The volume of the field $x\times y\times z$ should not exceed $10^6$. It is guaranteed that there is a correct field fitting into this limit for any possible graph in the input.

Example

Input

4
0 1 0 1
0 0 1 0
0 1 0 0
1 0 0 0

Output

4 2 3
..#.
.4..

####
1#.#

..3.
#2..

解题分析

题目数据本来可以出到$100$的…

显然， 对于原图， 我们进行一次tarjan后， 一个强连通分量里的所有点都可以互相到达， 而缩点后会出现一个$DAG$， 那么拓扑序小的点应该在三维图中比拓扑序大的点更靠上。

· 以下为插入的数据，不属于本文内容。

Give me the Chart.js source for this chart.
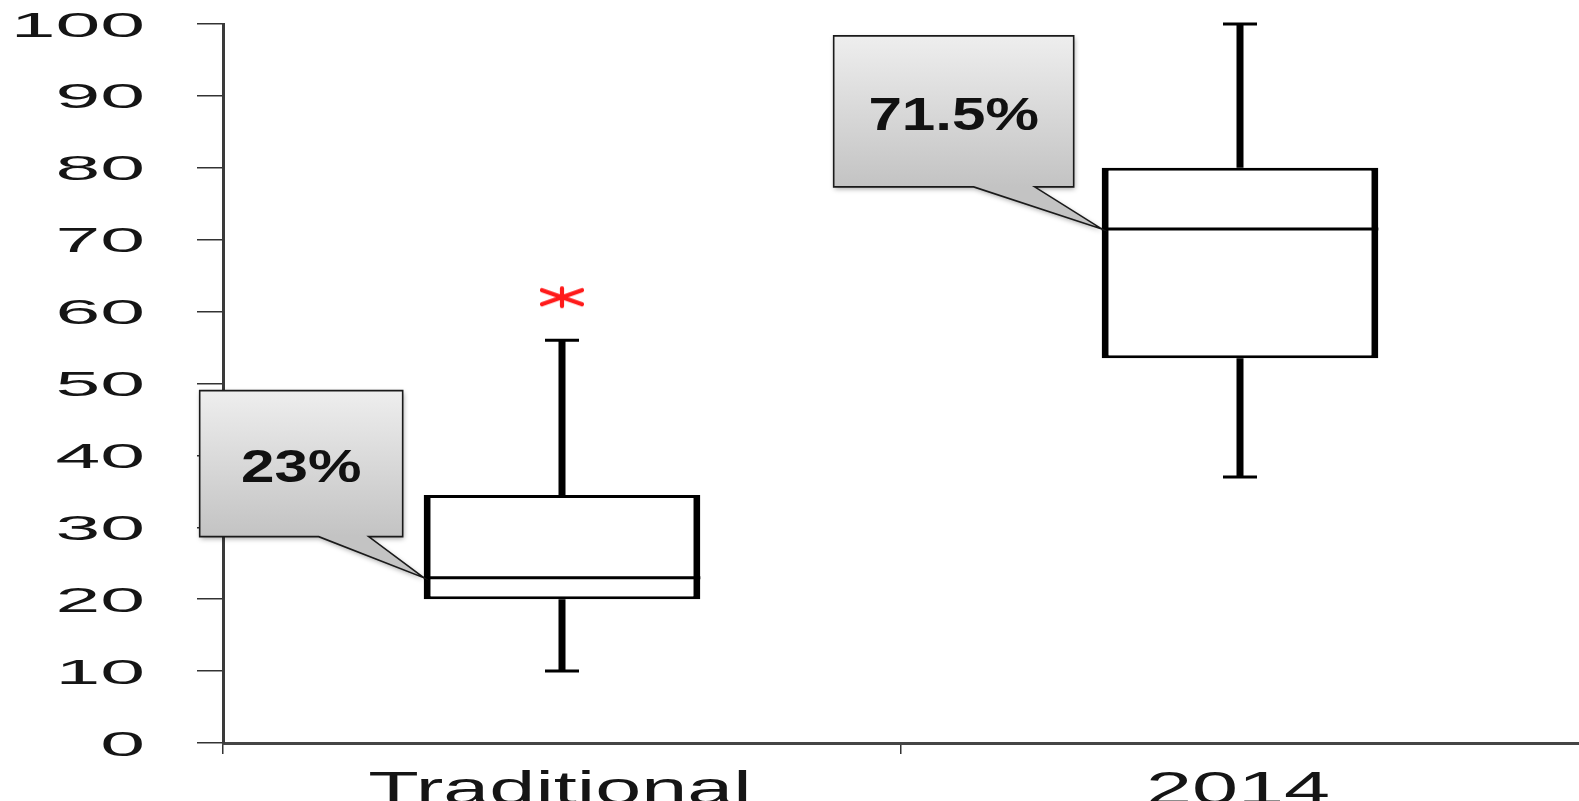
<!DOCTYPE html>
<html><head><meta charset="utf-8">
<script src="https://cdn.jsdelivr.net/npm/chart.js@4.4.1/dist/chart.umd.min.js"></script>
<style>html,body{margin:0;padding:0;background:#fff;overflow:hidden;}canvas{display:block;}</style>
</head><body>
<canvas id="c" width="1579" height="801"></canvas>
<script>
// ---- data ----
const categories = ['Traditional', '2014'];
const whiskerLow = [10, 37];
const quartile1 = [20, 53.5];
const medians = [23, 71.5];
const quartile3 = [34.5, 80];
const whiskerHigh = [56, 100];
const outliers = [62, null];
const calloutLabels = ['23%', '71.5%'];
const yMin = 0, yMax = 100, yStep = 10;

// callout geometry (pixel offsets relative to the pointer tip at the median)
const calloutGeom = [
  {dl: -224, dr: -21, dt: -187, db: -41, b1: -105, b2: -55},
  {dl: -268, dr: -28, dt: -193, db: -42, b1: -128, b2: -67}
];

function makeAsterisk() {
  const c = document.createElement('canvas');
  c.width = 50; c.height = 24;
  const g = c.getContext('2d');
  g.strokeStyle = '#ff1a1a';
  g.lineWidth = 4.2;
  g.lineCap = 'round';
  g.beginPath();
  g.moveTo(5, 5); g.lineTo(45, 19);
  g.moveTo(5, 19); g.lineTo(45, 5);
  g.moveTo(25, 3); g.lineTo(25, 21);
  g.stroke();
  return c;
}

const boxDecor = {
  id: 'boxDecor',
  afterDatasetsDraw(chart) {
    const ctx = chart.ctx;
    const y = chart.scales.y;
    const meta = chart.getDatasetMeta(0);
    ctx.save();
    ctx.strokeStyle = '#000';
    categories.forEach((_, i) => {
      const el = meta.data[i];
      const cx = el.x;
      const half = el.width / 2;
      const capHalf = 17;
      ctx.lineWidth = 7;
      ctx.beginPath();
      ctx.moveTo(cx, y.getPixelForValue(quartile3[i]));
      ctx.lineTo(cx, y.getPixelForValue(whiskerHigh[i]));
      ctx.moveTo(cx, y.getPixelForValue(quartile1[i]));
      ctx.lineTo(cx, y.getPixelForValue(whiskerLow[i]));
      ctx.stroke();
      ctx.lineWidth = 3;
      ctx.beginPath();
      const yh = y.getPixelForValue(whiskerHigh[i]);
      const yl = y.getPixelForValue(whiskerLow[i]);
      ctx.moveTo(cx - capHalf, yh); ctx.lineTo(cx + capHalf, yh);
      ctx.moveTo(cx - capHalf, yl); ctx.lineTo(cx + capHalf, yl);
      const ym = y.getPixelForValue(medians[i]);
      ctx.moveTo(cx - half, ym); ctx.lineTo(cx + half, ym);
      ctx.stroke();
    });
    ctx.restore();
  }
};

const labelsPlugin = {
  id: 'labelsPlugin',
  afterDraw(chart) {
    const ctx = chart.ctx;
    const ys = chart.scales.y, xs = chart.scales.x;
    ctx.save();
    ctx.fillStyle = '#151515';
    const fy = 35;
    ctx.font = fy + 'px "Liberation Sans", Arial, sans-serif';
    ctx.textAlign = 'right';
    ctx.textBaseline = 'alphabetic';
    ys.ticks.forEach(t => {
      const py = ys.getPixelForValue(t.value);
      ctx.save();
      ctx.translate(145, py + fy * 0.716 / 2);
      ctx.scale(2.3, 1);
      ctx.fillText(String(t.value), 0, 0);
      ctx.restore();
    });
    const fx = 46;
    ctx.font = fx + 'px "Liberation Sans", Arial, sans-serif';
    ctx.textAlign = 'center';
    categories.forEach((c, i) => {
      const px = xs.getPixelForValue(i);
      ctx.save();
      ctx.translate(px - 2, xs.top + 28 + fx * 0.716);
      ctx.scale(1.8, 1);
      ctx.fillText(c, 0, 0);
      ctx.restore();
    });

    const meta = chart.getDatasetMeta(0);
    categories.forEach((_, i) => {
      const el = meta.data[i];
      const tx = el.x - el.width / 2;
      const ty = ys.getPixelForValue(medians[i]);
      const g = calloutGeom[i];
      const L = tx + g.dl, R = tx + g.dr, T = ty + g.dt, B = ty + g.db;
      ctx.save();
      const grad = ctx.createLinearGradient(0, T, 0, B);
      grad.addColorStop(0, '#eeeeee');
      grad.addColorStop(1, '#c3c3c3');
      ctx.beginPath();
      ctx.moveTo(L, T); ctx.lineTo(R, T); ctx.lineTo(R, B);
      ctx.lineTo(tx + g.b2, B); ctx.lineTo(tx, ty); ctx.lineTo(tx + g.b1, B);
      ctx.lineTo(L, B); ctx.closePath();
      ctx.shadowColor = 'rgba(0,0,0,0.35)';
      ctx.shadowBlur = 5;
      ctx.shadowOffsetX = 1;
      ctx.shadowOffsetY = 2;
      ctx.fillStyle = grad;
      ctx.fill();
      ctx.shadowColor = 'transparent';
      ctx.lineWidth = 1.6;
      ctx.strokeStyle = '#1a1a1a';
      ctx.stroke();
      const ft = 47;
      ctx.font = 'bold ' + ft + 'px "Liberation Sans", Arial, sans-serif';
      ctx.fillStyle = '#111';
      ctx.textAlign = 'center';
      ctx.textBaseline = 'alphabetic';
      ctx.translate((L + R) / 2, (T + B) / 2 + 2 + ft * 0.716 / 2);
      ctx.scale(1.28, 1);
      ctx.fillText(calloutLabels[i], 0, 0);
      ctx.restore();
    });
    ctx.restore();
  }
};

new Chart(document.getElementById('c'), {
  type: 'bar',
  data: {
    labels: categories,
    datasets: [
      {
        type: 'bar',
        data: categories.map((_, i) => [quartile1[i], quartile3[i]]),
        backgroundColor: '#ffffff',
        borderColor: '#000000',
        borderWidth: {left: 7, right: 7, top: 3, bottom: 3},
        borderSkipped: false,
        barPercentage: 0.408,
        categoryPercentage: 1.0,
        order: 2
      },
      {
        type: 'line',
        data: outliers,
        showLine: false,
        pointStyle: makeAsterisk(),
        pointRadius: 12,
        order: 1
      }
    ]
  },
  options: {
    responsive: false,
    animation: false,
    layout: {autoPadding: false, padding: {top: 24, right: 0, left: 0, bottom: 0}},
    plugins: {legend: {display: false}, tooltip: {enabled: false}},
    scales: {
      x: {
        offset: true,
        afterFit(s) { s.height = 58; s.paddingLeft = 0; s.paddingRight = 0; },
        ticks: {display: false},
        grid: {
          display: true, offset: true, drawOnChartArea: false, drawTicks: true, tickLength: 11,
          color: (c) => (c.type === 'tick' ? '#333' : 'rgba(0,0,0,0)'),
          lineWidth: 1.5
        },
        border: {display: true, color: '#454545', width: 3}
      },
      y: {
        min: yMin, max: yMax,
        afterFit(s) { s.width = 223; },
        ticks: {display: false, stepSize: yStep},
        grid: {display: true, drawOnChartArea: false, drawTicks: true, tickLength: 26, color: '#333', lineWidth: 1.5},
        border: {display: true, color: '#3a3a3a', width: 3}
      }
    }
  },
  plugins: [boxDecor, labelsPlugin]
});
</script>
</body></html>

这里有一种很简单的做法： 我们暴力建一个高为$30$， 宽为$20$， 长为$20$的长方体出来， 先使它形成一层空、一层填满的状态， 然后利用拓扑序， 将在一个强连通分量里的点划分到一块去， 再向下逐个”挖洞“到其他强连通分量去。

具体实现细节很多， 见代码注释。

#include <bits/stdc++.h>
using namespace std;
#define R register
#define IN inline
#define W while
#define gc getchar()
#define MX 300
int n, ct, top, tot, cnt;
int bel[MX], mp[MX][MX], dfn[MX], low[MX], sta[MX], deg[MX], head[MX], layer[MX];
bool emp[31][105][105];
int res[31][105][105];
queue <int> q;
vector <int> vec[MX];
bool inq[MX];
struct Edge {int to, nex;} edge[MX << 1];
IN void add(R int from, R int to) {edge[++cnt] = {to, head[from]}, head[from] = cnt;}
void tarjan(R int now)
{
	dfn[now] = low[now] = ++ct;
	inq[now] = true;
	sta[++top] = now;
	for (R int i = 1; i <= n; ++i)
	{
		if (i == now || (!mp[now][i])) continue;
		if (!dfn[i]) tarjan(i), low[now] = min(low[now], low[i]);
		else if (inq[i]) low[now] = min(low[now], dfn[i]);
	}
	if (dfn[now] == low[now])
	{
		R int cur = 0; ++tot;
		W (cur ^ now)
		{
			cur = sta[top--];
			bel[cur] = tot;
			inq[cur] = false;
			vec[tot].push_back(cur);
		}
	}
}
int main()
{
	int cur = 29, pip = -1, now;
	scanf("%d", &n);
	for (R int i = 1; i <= n; ++i)
	for (R int j = 1; j <= n; ++j)
	scanf("%d", &mp[i][j]);
	for (R int i = 1; i <= n; ++i) if (!dfn[i]) tarjan(i);
	for (R int i = 1; i <= n; ++i)
	for (R int j = 1; j <= n; ++j)
	if (mp[i][j] && bel[i] != bel[j]) add(bel[i], bel[j]), deg[bel[j]]++;
	for (R int i = 1; i <= tot; ++i) if (!deg[i]) q.push(i), layer[i] = (cur -= 2);
	W (!q.empty())
	{
		now = q.front(); q.pop();
		for (R int i = 1; i <= 100; ++i)
		for (R int j = 1; j <= 100; ++j)
		res[layer[now]][i][j] = -1;//封住这一层作为地面
		for (R int i = 1; i <= 100; ++i) res[layer[now] + 1][2][i] = -1, res[layer[now] + 1][3][i] = -1, res[layer[now] + 1][4][i] = -1;//封住后三行
		for (R int i = 0; i < vec[now].size(); ++i)//向第一行塞数
		res[layer[now] + 1][1][i + 1] = vec[now][i];
		for (R int i = head[now]; i; i = edge[i].nex)
		{
			deg[edge[i].to]--;
			if (deg[edge[i].to]) continue;
			layer[edge[i].to] = (cur -= 2);//分配下一层
			q.push(edge[i].to);
		}
	}
	for (now = 1; now <= tot; ++now)
	{
		for (R int j = head[now]; j; j = edge[j].nex)
		{
			pip += 2;//分配管道位置， 不能相邻
			emp[layer[now] + 1][2][pip] = emp[layer[now] + 1][3][pip] = true;//打穿墙
			for (R int i = layer[now]; i > layer[edge[j].to]; --i) emp[i][3][pip] = true;//打穿地板
			emp[layer[edge[j].to] + 1][2][pip] = true;
		}
	}
	int aa = 100, bb = 100, cc = 30;
	printf("%d %d %d\n", aa, bb, cc);
	for (R int i = 30; i; --i)
	{
		for (R int j = 1; j <= 100; ++j)
		{
			for (R int k = 1; k <= 100; ++k)
			{
				if (emp[i][j][k] || (!res[i][j][k])) putchar('.');
				else if (res[i][j][k] == -1) putchar('#');
				else printf("%d", res[i][j][k]);
			}
			puts("");
		}
		puts("");
	}
}